Subparagraph (8) asserts that the position that Mr Ipek has taken in the 2016 and 2021 Claims makes it clear that he is antagonistic towards Koza Altin. I do not think there is any doubt that Mr Ipek is antagonistic towards Koza Altin under its current management. Mr Ipek considers that he has been unfairly deprived of his interests in the Koza Altin Group for political reasons and that the current management of Koza Altin represents the government of Turkey that has brought this about.
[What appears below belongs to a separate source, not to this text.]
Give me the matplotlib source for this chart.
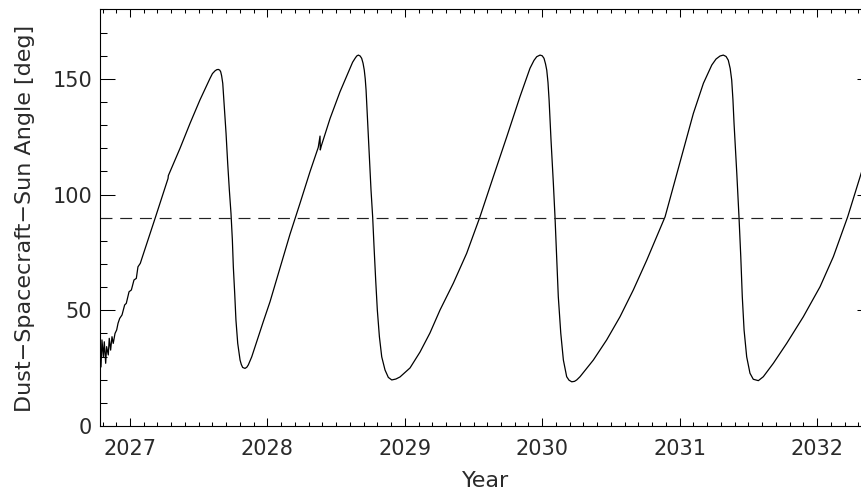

I consider that this antagonism is likely to continue at least until there is a change of the government in Turkey and a change in the management of Koza Altin.

88.

These propositions all lead up to subparagraph (9) which asserts that the parties are therefore:

“… In a situation in which the 100% economic owner of the Company does not have control of it, and the person who does have control of it has no economic interest in it (either at all or that is more than nominal), disagrees with the 100% economic owner as to how to manage it and its resources, has so far spent or caused it to spend most of its money, is continuing to spend or cause it to spend its money, and is antagonistic towards the economic owner.”

89.

Subparagraph (9) may be broken down into the following key propositions:

i)

Koza Altin is the 100% economic owner;

ii)

Mr Ipek has no, or merely a nominal, economic interest in it;

iii)

Koza Altin does not have control of Koza Ltd;

iv)

Mr Ipek does have control of it;

v)

Mr Ipek disagrees with Koza Altin as to how to manage it and its resources;

vi)

Mr Ipek has so far spent or caused it to spend most of its money, is continuing to spend or cause it to spend its money;

vii)

Mr Ipek is antagonistic towards the economic owner.

90.

I have already discussed the matters summarised at points (v), (vi and (vii) above and consider them to be sufficiently well established be relied upon in the context of a summary judgment. However the points concerning control and economic interests are disputed and I will deal with these disputed matters individually.